-- START --

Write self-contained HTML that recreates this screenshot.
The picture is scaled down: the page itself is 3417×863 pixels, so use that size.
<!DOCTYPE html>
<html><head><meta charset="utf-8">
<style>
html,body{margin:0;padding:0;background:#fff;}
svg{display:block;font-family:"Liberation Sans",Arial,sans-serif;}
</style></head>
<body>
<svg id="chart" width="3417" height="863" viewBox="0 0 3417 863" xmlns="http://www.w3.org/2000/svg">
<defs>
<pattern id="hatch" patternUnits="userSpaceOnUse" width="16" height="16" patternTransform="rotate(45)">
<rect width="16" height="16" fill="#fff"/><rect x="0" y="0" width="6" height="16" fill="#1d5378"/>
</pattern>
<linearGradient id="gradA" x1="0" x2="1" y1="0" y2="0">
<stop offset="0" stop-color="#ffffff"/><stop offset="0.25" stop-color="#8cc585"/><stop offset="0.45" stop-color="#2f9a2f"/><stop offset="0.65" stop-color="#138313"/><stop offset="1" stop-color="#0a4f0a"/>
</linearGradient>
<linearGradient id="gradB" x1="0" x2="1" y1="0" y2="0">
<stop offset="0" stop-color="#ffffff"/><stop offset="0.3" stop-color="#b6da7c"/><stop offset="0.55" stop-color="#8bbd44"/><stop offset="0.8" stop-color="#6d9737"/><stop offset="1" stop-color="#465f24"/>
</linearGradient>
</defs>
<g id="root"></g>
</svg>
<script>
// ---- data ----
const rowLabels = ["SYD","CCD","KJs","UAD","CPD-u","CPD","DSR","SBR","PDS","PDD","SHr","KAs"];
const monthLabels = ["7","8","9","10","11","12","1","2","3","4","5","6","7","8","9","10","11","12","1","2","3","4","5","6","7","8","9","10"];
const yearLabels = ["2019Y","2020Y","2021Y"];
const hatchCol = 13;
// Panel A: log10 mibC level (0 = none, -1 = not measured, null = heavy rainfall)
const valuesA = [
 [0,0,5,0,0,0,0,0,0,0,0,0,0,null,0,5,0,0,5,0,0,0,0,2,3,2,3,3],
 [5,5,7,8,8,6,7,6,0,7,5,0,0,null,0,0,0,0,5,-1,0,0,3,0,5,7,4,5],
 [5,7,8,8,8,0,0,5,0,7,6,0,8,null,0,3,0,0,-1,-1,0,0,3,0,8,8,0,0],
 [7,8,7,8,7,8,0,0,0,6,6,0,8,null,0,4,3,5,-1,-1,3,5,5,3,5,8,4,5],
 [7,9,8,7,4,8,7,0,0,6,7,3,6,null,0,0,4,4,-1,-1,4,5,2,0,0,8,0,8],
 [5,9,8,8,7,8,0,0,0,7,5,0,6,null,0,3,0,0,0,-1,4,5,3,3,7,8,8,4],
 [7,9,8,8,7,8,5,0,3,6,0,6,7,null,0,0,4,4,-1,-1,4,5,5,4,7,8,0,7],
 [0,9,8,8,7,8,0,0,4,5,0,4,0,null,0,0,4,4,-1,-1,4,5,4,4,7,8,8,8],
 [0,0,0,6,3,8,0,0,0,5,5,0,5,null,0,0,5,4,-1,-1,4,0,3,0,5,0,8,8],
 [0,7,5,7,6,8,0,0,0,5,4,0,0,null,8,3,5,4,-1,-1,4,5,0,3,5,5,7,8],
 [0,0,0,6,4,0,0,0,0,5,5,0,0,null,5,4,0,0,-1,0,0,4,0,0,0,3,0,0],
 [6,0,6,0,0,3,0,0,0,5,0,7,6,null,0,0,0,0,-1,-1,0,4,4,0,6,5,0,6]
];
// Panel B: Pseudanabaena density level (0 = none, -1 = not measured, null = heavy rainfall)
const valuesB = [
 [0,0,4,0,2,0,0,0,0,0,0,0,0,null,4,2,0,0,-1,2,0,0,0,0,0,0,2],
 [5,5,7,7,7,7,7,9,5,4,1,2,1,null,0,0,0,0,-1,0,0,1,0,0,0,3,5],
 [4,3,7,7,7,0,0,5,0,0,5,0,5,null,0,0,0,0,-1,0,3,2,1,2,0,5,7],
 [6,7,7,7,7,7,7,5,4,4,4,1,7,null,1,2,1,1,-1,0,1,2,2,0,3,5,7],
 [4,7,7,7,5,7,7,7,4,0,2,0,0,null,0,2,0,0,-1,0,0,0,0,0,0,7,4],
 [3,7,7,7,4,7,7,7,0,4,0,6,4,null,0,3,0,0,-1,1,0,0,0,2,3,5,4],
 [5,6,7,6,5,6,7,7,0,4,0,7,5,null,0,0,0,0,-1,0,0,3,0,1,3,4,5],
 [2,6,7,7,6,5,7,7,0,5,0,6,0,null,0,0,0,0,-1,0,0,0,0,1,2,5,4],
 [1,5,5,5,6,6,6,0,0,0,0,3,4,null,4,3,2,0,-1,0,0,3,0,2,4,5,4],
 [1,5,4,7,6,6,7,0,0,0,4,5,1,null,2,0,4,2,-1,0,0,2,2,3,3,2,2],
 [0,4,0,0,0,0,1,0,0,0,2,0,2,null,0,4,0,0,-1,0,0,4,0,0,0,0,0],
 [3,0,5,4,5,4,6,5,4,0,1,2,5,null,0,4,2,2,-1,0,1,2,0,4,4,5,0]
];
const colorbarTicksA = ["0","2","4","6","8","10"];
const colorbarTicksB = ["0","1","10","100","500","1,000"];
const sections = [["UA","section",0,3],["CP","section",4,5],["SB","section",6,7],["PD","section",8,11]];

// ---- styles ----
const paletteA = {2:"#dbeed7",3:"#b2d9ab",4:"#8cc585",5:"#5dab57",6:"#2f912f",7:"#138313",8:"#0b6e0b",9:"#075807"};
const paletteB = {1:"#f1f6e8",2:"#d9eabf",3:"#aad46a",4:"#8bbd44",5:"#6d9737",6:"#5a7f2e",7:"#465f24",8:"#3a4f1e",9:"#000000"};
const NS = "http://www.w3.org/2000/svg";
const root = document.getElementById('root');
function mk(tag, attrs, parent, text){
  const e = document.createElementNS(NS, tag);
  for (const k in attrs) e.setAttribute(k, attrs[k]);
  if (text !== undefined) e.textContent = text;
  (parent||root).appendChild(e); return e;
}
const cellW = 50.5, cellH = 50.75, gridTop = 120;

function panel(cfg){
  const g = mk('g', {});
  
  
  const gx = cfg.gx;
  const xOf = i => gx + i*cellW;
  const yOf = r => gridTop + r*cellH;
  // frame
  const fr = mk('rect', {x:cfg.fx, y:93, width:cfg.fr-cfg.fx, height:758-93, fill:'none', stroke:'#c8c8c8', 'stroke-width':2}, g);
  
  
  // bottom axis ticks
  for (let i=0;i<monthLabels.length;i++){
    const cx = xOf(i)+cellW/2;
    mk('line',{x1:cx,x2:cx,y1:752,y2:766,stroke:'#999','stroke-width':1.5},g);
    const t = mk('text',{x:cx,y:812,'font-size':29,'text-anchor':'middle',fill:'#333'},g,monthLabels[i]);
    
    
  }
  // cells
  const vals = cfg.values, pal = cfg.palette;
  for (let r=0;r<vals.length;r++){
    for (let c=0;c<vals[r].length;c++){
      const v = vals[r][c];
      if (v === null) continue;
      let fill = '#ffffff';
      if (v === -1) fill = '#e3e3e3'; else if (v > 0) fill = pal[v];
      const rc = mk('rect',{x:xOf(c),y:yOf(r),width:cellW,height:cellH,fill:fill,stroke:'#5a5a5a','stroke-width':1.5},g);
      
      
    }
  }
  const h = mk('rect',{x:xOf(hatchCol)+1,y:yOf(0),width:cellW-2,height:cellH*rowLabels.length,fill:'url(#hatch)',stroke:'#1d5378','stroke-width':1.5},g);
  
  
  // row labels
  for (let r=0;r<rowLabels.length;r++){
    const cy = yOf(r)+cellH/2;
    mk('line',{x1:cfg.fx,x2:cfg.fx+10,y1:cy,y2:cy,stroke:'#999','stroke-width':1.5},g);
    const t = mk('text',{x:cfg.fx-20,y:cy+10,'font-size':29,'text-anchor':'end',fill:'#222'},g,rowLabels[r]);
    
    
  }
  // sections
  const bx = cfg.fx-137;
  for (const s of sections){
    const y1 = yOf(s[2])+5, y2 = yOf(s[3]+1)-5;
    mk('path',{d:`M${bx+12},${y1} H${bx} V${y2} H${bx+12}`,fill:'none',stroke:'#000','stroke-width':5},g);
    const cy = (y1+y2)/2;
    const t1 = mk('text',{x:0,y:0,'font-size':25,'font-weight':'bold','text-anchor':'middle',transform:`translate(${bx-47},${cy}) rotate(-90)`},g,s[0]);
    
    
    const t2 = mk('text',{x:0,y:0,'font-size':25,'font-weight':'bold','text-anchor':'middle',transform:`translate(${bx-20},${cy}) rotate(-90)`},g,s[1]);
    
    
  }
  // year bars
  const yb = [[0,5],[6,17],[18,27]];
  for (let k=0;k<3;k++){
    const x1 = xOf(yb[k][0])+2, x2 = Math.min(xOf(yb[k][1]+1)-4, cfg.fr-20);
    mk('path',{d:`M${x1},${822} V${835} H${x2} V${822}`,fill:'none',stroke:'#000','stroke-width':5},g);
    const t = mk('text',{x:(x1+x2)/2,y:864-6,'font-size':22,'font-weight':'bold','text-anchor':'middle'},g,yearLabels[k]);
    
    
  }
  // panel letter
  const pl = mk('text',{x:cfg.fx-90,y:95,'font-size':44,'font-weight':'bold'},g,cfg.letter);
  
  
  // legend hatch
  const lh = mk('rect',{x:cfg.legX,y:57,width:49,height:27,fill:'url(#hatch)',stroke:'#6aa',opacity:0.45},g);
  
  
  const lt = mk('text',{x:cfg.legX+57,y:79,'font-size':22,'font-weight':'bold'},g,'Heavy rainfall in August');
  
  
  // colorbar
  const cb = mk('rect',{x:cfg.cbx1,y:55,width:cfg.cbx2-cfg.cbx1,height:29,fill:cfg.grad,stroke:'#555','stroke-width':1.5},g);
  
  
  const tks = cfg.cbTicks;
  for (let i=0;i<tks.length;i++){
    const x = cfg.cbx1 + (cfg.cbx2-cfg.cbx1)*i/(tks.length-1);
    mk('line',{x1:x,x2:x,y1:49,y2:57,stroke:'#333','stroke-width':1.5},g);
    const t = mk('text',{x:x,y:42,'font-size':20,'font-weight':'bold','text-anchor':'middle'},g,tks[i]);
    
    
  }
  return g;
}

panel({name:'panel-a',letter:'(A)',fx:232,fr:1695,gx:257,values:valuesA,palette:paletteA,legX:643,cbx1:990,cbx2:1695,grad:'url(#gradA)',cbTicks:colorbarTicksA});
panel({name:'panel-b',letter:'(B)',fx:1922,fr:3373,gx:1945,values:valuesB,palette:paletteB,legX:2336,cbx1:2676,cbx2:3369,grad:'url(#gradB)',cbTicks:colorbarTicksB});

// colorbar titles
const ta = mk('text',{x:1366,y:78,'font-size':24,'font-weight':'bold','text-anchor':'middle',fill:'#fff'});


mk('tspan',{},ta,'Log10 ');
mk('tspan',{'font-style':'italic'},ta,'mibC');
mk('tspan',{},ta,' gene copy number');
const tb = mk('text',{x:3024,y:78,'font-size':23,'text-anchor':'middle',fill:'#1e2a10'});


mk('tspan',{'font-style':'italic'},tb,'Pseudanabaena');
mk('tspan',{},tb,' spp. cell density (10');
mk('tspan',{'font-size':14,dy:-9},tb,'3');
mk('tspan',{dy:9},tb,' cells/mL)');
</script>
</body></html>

-- END --

§ TASK DIRECTIONS: Scan the material above for the string "that" and report each line where you find it.

§ SOLUTION TO THIS TASK:
Write self-contained HTML that recreates this screenshot.
The picture is scaled down: the page itself is 3417×863 pixels, so use that size.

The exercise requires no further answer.